The dual-grained advantage design is natural. Token-level weighting addresses "which step to look," while trajectory-level weighting addresses "which response to trust," fitting long-chain reasoning better than simple regularization.
Late compensation insights: visual grounding is not "the more the better"; rather, it should be reinforced where the model is most likely to forget evidence.
This paper serves as a reminder that RLVR based solely on final answers may reward incorrect reasoning paths. Correct answers can still result from language priors; visual process signals bring training objectives closer to the essence of multimodal tasks.

Limitations & Future Work¶

The Visual Focus Score assumes similarity signifies grounding, but this similarity might not always distinguish true visual evidence from semantically related linguistic concepts.
The method requires access to internal hidden states, making it difficult to apply to closed-source VLMs or API-only models.
Hyperparameters (\(\beta, \gamma, \kappa\)) influence stability and may require re-calibration for different architectures.
Evaluation is focused on verifiable math and vision tasks; its effectiveness for open-ended VQA, captioning, or real-world agent planning remains to be explored.
Increased visual attention ratios do not automatically equate to causal faithfulness. Future work could include counterfactual image editing or occlusion experiments to verify dependency on correct regions.

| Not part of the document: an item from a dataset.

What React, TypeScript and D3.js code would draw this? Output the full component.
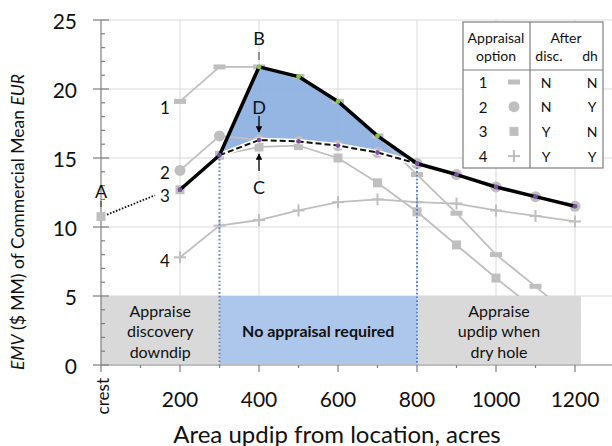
import React from "react";
import * as d3 from "d3";

// Area updip (acres) at which each option was evaluated
const areas = [200, 300, 400, 500, 600, 700, 800, 900, 1000, 1100, 1200];

// EMV ($ MM) per appraisal option
const option1 = [19.1, 21.6, 21.6, 20.9, 19.1, 16.6, 13.8, 11.0, 8.0, 5.7, 3.3];
const option2 = [14.1, 16.6, 16.3, 16.2, 15.9, 15.4, 14.6, 13.8, 12.9, 12.2, 11.5];
const option3 = [12.7, 15.2, 15.8, 15.9, 15.0, 13.2, 11.1, 8.7, 6.3, 4.0, 1.7];
const option4 = [7.8, 10.1, 10.5, 11.2, 11.8, 12.0, 11.8, 11.7, 11.2, 10.8, 10.4];

// Best decision path and the "no appraisal" path between 300 and 800 acres
const bestPath = [12.7, 15.2, 21.6, 20.9, 19.1, 16.6, 14.6, 13.8, 12.9, 12.2, 11.5];
const noAppraisalAreas = [300, 400, 500, 600, 700, 800];
const noAppraisalEmv = [15.2, 16.3, 16.2, 15.9, 15.4, 14.6];

// Crest point A
const crestEmv = 10.75;

const xTicks = [200, 400, 600, 800, 1000, 1200];
const yTicks = [0, 5, 10, 15, 20, 25];

const legendRows = [
  { id: "1", marker: "dash", disc: "N", dh: "N" },
  { id: "2", marker: "circle", disc: "N", dh: "Y" },
  { id: "3", marker: "square", disc: "Y", dh: "N" },
  { id: "4", marker: "plus", disc: "Y", dh: "Y" },
];

const FONT = "Lato, 'Open Sans', sans-serif";
const GRAY = "#bfbfbf";
const PURPLE = "#7b4fa0";
const GREEN = "#86c440";

function Marker({ kind, cx, cy }: { kind: string; cx: number; cy: number }) {
  if (kind === "dash") return <rect x={cx - 6} y={cy - 2.5} width={12} height={5} fill={GRAY} />;
  if (kind === "circle") return <circle cx={cx} cy={cy} r={5.5} fill={GRAY} />;
  if (kind === "square") return <rect x={cx - 4.5} y={cy - 4.5} width={9} height={9} fill={GRAY} />;
  return (
    <g stroke={GRAY} strokeWidth={2}>
      <line x1={cx - 6} x2={cx + 6} y1={cy} y2={cy} />
      <line x1={cx} x2={cx} y1={cy - 6} y2={cy + 6} />
    </g>
  );
}

export default function App() {
  const W = 612;
  const H = 446;
  const x = d3.scaleLinear().domain([0, 1300]).range([101, 614.5]);
  const y = d3.scaleLinear().domain([0, 25]).range([365, 20]);

  const line = d3
    .line<[number, number]>()
    .x((d) => x(d[0]))
    .y((d) => y(d[1]));

  const pts = (vals: number[], xs = areas) => vals.map((v, i) => [xs[i], v] as [number, number]);

  const series = [
    { vals: option1, marker: "dash" },
    { vals: option2, marker: "circle" },
    { vals: option3, marker: "square" },
    { vals: option4, marker: "plus" },
  ];

  // Shaded gain region: best path above, no-appraisal path below (300..800)
  const topPart = areas
    .map((a, i) => [a, bestPath[i]] as [number, number])
    .filter((d) => d[0] >= 300 && d[0] <= 800);
  const bottomPart = pts(noAppraisalEmv, noAppraisalAreas).slice().reverse();
  const areaPath = line([...topPart, ...bottomPart]) + "Z";

  const minorY = d3.range(0, 26);
  const minorX = d3.range(0, 1300, 100);

  const boxes = [
    { x0: 0, x1: 300, fill: "#d9d9d9", lines: ["Appraise", "discovery", "downdip"], bold: false },
    { x0: 300, x1: 800, fill: "#adc6eb", lines: ["No appraisal required"], bold: true },
    { x0: 800, x1: 1215, fill: "#d9d9d9", lines: ["Appraise", "updip when", "dry hole"], bold: false },
  ];

  // Legend table geometry
  const tL = 463, tR = 603, tT = 22, tB = 168, tMid = 530, tHead = 70;

  return (
    <svg width={W} height={H} style={{ position: "absolute", left: 0, top: 0 }} fontFamily={FONT}>
      <rect width={W} height={H} fill="#fff" />
      <defs>
        <marker id="arrow" viewBox="0 0 10 10" refX="9" refY="5" markerWidth="5" markerHeight="5" orient="auto">
          <path d="M0,0 L10,5 L0,10 Z" fill="#000" />
        </marker>
      </defs>

      {/* grid */}
      <g stroke="#d9d9d9" strokeWidth={1}>
        {yTicks.slice(1).map((t) => (
          <line key={"gy" + t} x1={x(0)} x2={W} y1={y(t)} y2={y(t)} />
        ))}
        {xTicks.map((t) => (
          <line key={"gx" + t} x1={x(t)} x2={x(t)} y1={y(0)} y2={y(25)} />
        ))}
      </g>

      {/* gain region */}
      <path d={areaPath} fill="#8cafe0" fillOpacity={0.92} />

      {/* option series */}
      {series.map((s, si) => (
        <g key={"s" + si}>
          <path d={line(pts(s.vals)) || ""} fill="none" stroke={GRAY} strokeWidth={1.8} />
          {pts(s.vals).map((d, i) => (
            <Marker key={i} kind={s.marker} cx={x(d[0])} cy={y(d[1])} />
          ))}
        </g>
      ))}

      {/* decision boxes */}
      {boxes.map((b, i) => {
        const cx = (x(b.x0) + x(b.x1)) / 2;
        const lh = 20.5;
        const cy = (y(0) + y(5)) / 2;
        const startY = cy - ((b.lines.length - 1) * lh) / 2;
        return (
          <g key={"b" + i}>
            <rect x={x(b.x0)} y={y(5)} width={x(b.x1) - x(b.x0)} height={y(0) - y(5) - 1} fill={b.fill} />
            {b.lines.map((t, j) => (
              <text
                key={j}
                x={cx}
                y={startY + j * lh}
                textAnchor="middle"
                dominantBaseline="central"
                fontSize={16}
                fontWeight={b.bold ? 700 : 400}
                fill="#111"
              >
                {t}
              </text>
            ))}
          </g>
        );
      })}

      {/* boundaries of the no-appraisal range */}
      {[300, 800].map((a) => {
        const v = bestPath[areas.indexOf(a)];
        return (
          <line
            key={"v" + a}
            x1={x(a)}
            x2={x(a)}
            y1={y(v)}
            y2={y(0)}
            stroke="#5b87c5"
            strokeWidth={2}
            strokeDasharray="1.6,2.2"
          />
        );
      })}

      {/* axes */}
      <g stroke="#7f7f7f" strokeWidth={1.2}>
        <line x1={x(0)} x2={W} y1={y(0)} y2={y(0)} />
        <line x1={x(0)} x2={x(0)} y1={y(0)} y2={y(25)} />
        {minorY.map((t) =>
          t % 5 === 0 ? (
            <line key={"ty" + t} x1={x(0) - 8} x2={x(0) + 8} y1={y(t)} y2={y(t)} />
          ) : (
            <line key={"ty" + t} x1={x(0)} x2={x(0) + 4} y1={y(t)} y2={y(t)} />
          )
        )}
        {minorX.map((t) => (
          <line key={"tx" + t} x1={x(t)} x2={x(t)} y1={y(0)} y2={y(0) + (t % 200 === 0 ? 7 : 3)} />
        ))}
      </g>

      {yTicks.map((t) => (
        <text key={"ly" + t} x={77} y={y(t)} textAnchor="end" dominantBaseline="central" fontSize={21} fill="#111">
          {t}
        </text>
      ))}
      {xTicks.map((t) => (
        <text key={"lx" + t} x={x(t)} y={398} textAnchor="middle" dominantBaseline="central" fontSize={21} fill="#111">
          {t}
        </text>
      ))}
      <text
        transform={`translate(${x(0) + 1},378) rotate(-90)`}
        textAnchor="end"
        dominantBaseline="central"
        fontSize={17}
        fill="#111"
      >
        crest
      </text>
      <text x={337} y={433} textAnchor="middle" dominantBaseline="central" fontSize={24} fill="#111">
        Area updip from location, acres
      </text>
      <text
        transform="translate(17,222) rotate(-90)"
        textAnchor="middle"
        dominantBaseline="central"
        fontSize={17.5}
        fill="#111"
      >
        <tspan fontStyle="italic">EMV</tspan> ($ MM) of Commercial Mean <tspan fontStyle="italic">EUR</tspan>
      </text>

      {/* no-appraisal path */}
      <path d={line(pts(noAppraisalEmv, noAppraisalAreas)) || ""} fill="none" stroke="#fff" strokeWidth={5} />
      <path
        d={line(pts(noAppraisalEmv, noAppraisalAreas)) || ""}
        fill="none"
        stroke="#111"
        strokeWidth={2}
        strokeDasharray="6,3"
      />

      {/* best decision path */}
      <path d={line(pts(bestPath)) || ""} fill="none" stroke="#000" strokeWidth={3.5} strokeLinejoin="round" />
      {pts(bestPath).map((d, i) => (
        <circle
          key={"bp" + i}
          cx={x(d[0])}
          cy={y(d[1])}
          r={2.4}
          fill={d[0] >= 400 && d[0] <= 700 ? GREEN : PURPLE}
        />
      ))}
      {pts(noAppraisalEmv, noAppraisalAreas)
        .filter((d) => d[0] >= 400 && d[0] <= 700)
        .map((d, i) => (
          <circle key={"np" + i} cx={x(d[0])} cy={y(d[1])} r={2.4} fill={PURPLE} />
        ))}

      {/* crest point A */}
      <rect x={x(0) - 4.5} y={y(crestEmv) - 4.5} width={9} height={9} fill={GRAY} />
      <line
        x1={x(0) + 6}
        y1={y(crestEmv) - 2}
        x2={155}
        y2={y(12.3)}
        stroke="#111"
        strokeWidth={1.8}
        strokeDasharray="1.6,1.6"
      />
      <text x={x(0)} y={191} textAnchor="middle" dominantBaseline="central" fontSize={18} fill="#111">
        A
      </text>
      <line x1={x(0)} x2={x(0)} y1={201} y2={207} stroke="#333" strokeWidth={1} />

      {/* series labels */}
      {[
        ["1", 107],
        ["2", 172],
        ["3", 195],
        ["4", 260],
      ].map(([t, yy]) => (
        <text key={"sl" + t} x={165} y={yy as number} textAnchor="middle" dominantBaseline="central" fontSize={17} fill="#111">
          {t}
        </text>
      ))}

      {/* B, C, D annotations */}
      <text x={x(400)} y={38} textAnchor="middle" dominantBaseline="central" fontSize={18} fill="#111">
        B
      </text>
      <line x1={x(400)} x2={x(400)} y1={52} y2={60} stroke="#333" strokeWidth={1} />
      <text x={x(400)} y={107} textAnchor="middle" dominantBaseline="central" fontSize={18} fill="#111">
        D
      </text>
      <line x1={x(400)} x2={x(400)} y1={116} y2={132} stroke="#000" strokeWidth={1.3} markerEnd="url(#arrow)" />
      <text x={x(400)} y={187} textAnchor="middle" dominantBaseline="central" fontSize={18} fill="#111">
        C
      </text>
      <line x1={x(400)} x2={x(400)} y1={171} y2={154} stroke="#000" strokeWidth={1.3} markerEnd="url(#arrow)" />

      {/* legend table */}
      <g>
        <rect x={tL} y={tT} width={tR - tL} height={tB - tT} fill="#fff" stroke="#7f7f7f" strokeWidth={1.2} />
        <line x1={tMid} x2={tMid} y1={tT} y2={tB} stroke="#7f7f7f" strokeWidth={1.2} />
        <line x1={tL} x2={tR} y1={tHead} y2={tHead} stroke="#7f7f7f" strokeWidth={1.2} />
        <g fontSize={14} fill="#111" textAnchor="middle" dominantBaseline="central">
          <text x={496} y={37}>Appraisal</text>
          <text x={496} y={55}>option</text>
          <text x={566} y={37}>After</text>
          <text x={549} y={55}>disc.</text>
          <text x={590} y={55}>dh</text>
        </g>
        {legendRows.map((r, i) => {
          const ry = 82 + i * 24.7;
          return (
            <g key={"lr" + r.id}>
              <text x={483} y={ry} fontSize={15} textAnchor="middle" dominantBaseline="central" fill="#111">
                {r.id}
              </text>
              <Marker kind={r.marker} cx={514} cy={ry} />
              <text x={546} y={ry} fontSize={14} textAnchor="middle" dominantBaseline="central" fill="#111">
                {r.disc}
              </text>
              <text x={592} y={ry} fontSize={14} textAnchor="middle" dominantBaseline="central" fill="#111">
                {r.dh}
              </text>
            </g>
          );
        })}
      </g>
    </svg>
  );
}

vs. GRPO/DAPO: While they optimize final verifiable rewards, VGPO incorporates visual focus into advantage allocation to solve multimodal visual forgetting.
vs. PAPO/VPPO: Unlike methods using noisy images or KL divergence, VGPO uses hidden-state similarity, avoiding extra forward passes and external comparisons.
vs. Look-Back / Latent visual tokens: Rather than changing generation formats with special tokens, VGPO encourages persistent focus through the training objective.
Insights: Multimodal RL should go beyond outcome rewards to include process-level modality-use rewards, teaching models when to use which modality.

Rating¶

Novelty: ⭐⭐⭐⭐ Hidden-state modulated advantage is clever, though built on the GRPO/DAPO framework.
Experimental Thoroughness: ⭐⭐⭐⭐⭐ Comprehensive scaling, data expansion, and ablation of re-weighting and compensation strategies.
Writing Quality: ⭐⭐⭐⭐ Clear formulas and logical narrative, though the Method section is somewhat dense.
Value: ⭐⭐⭐⭐⭐ Directly relevant for multimodal RLVR, visual faithfulness, and reducing visual hallucinations.